Setelah melakukan proses riset selama 8 bulan, akhirnya Abe memulai produksi film dengan merekam keseharian keluarga Nokas. Abe pada mulanya ingin merekam kehidupan seorang anak muda yang bertani ditengah ancaman perampasan lahan. Namun, dalam proses syuting Abe dibawa ke dalam kompleksitas kehidupan keluarga Nokas dalam mempersiapkan pernikahan Nokas.
"Akhirnya diputuskan film ini berfokus pada usaha Nokas untuk menikahi pacarnya ditengah budaya Timor yang mengharuskan Nokas membayar mahar kawin yang ditetapkan oleh keluarga perempuan.” ujar Abe.
Selama proses produksi film selama tiga tahun, Abe juga dibantu oleh Shalahuddin Siregar sebagai produser dan editor. Shalahuddin Siregar dikenal sebagai seorang pembuat film dokumenter yang merupakan alumni Eagle Awards serta sutradara film Negeri di Bawah Kabut.
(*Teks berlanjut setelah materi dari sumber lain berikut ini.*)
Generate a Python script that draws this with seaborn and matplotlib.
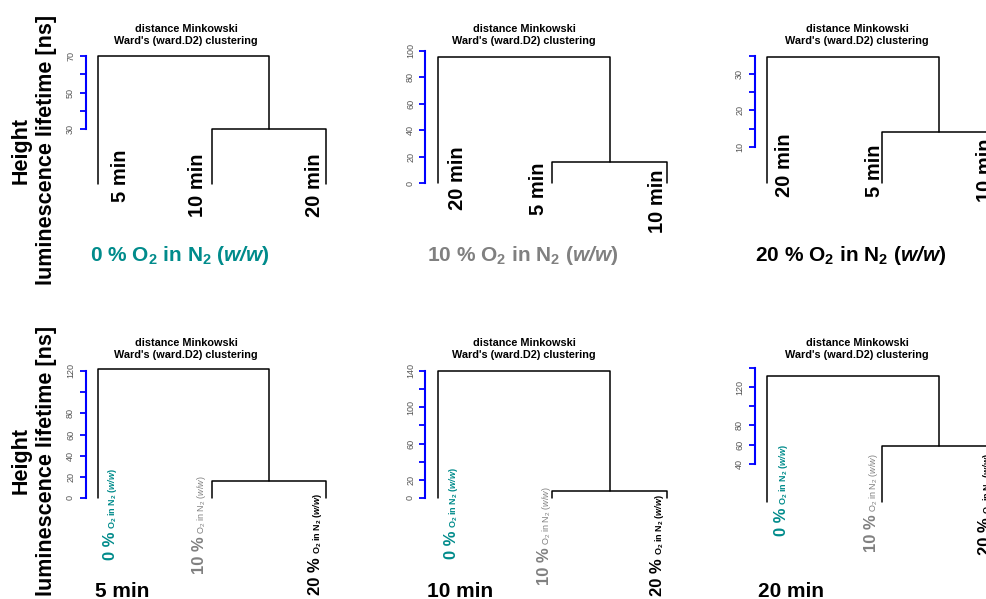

Shalahuddin menilai banyak film yang diproduksi di luar Jawa, tetapi oleh pembuat film dari Jawa dengan sudut pandang Jawa. Hanya sedikit sekali pembuat film dari luar Jawa yang ‘suaranya’ bisa terdengar di tingkat nasional, apalagi internasional. Nah, persoalannya adalah perkembangan produksi film ini masih membutuhkan dukungan infrastruktur lain selain teknologi, yaitu dana, jaringan, dan keahlian. "Adalah penting untuk pembuat film lokal mewakili diri mereka sendiri, dengan sudut pandang mereka dan kultur mereka sendiri,” tuturnya mengenai alasan keterlibatan dirinya dalam mendukung produksi film NOKAS.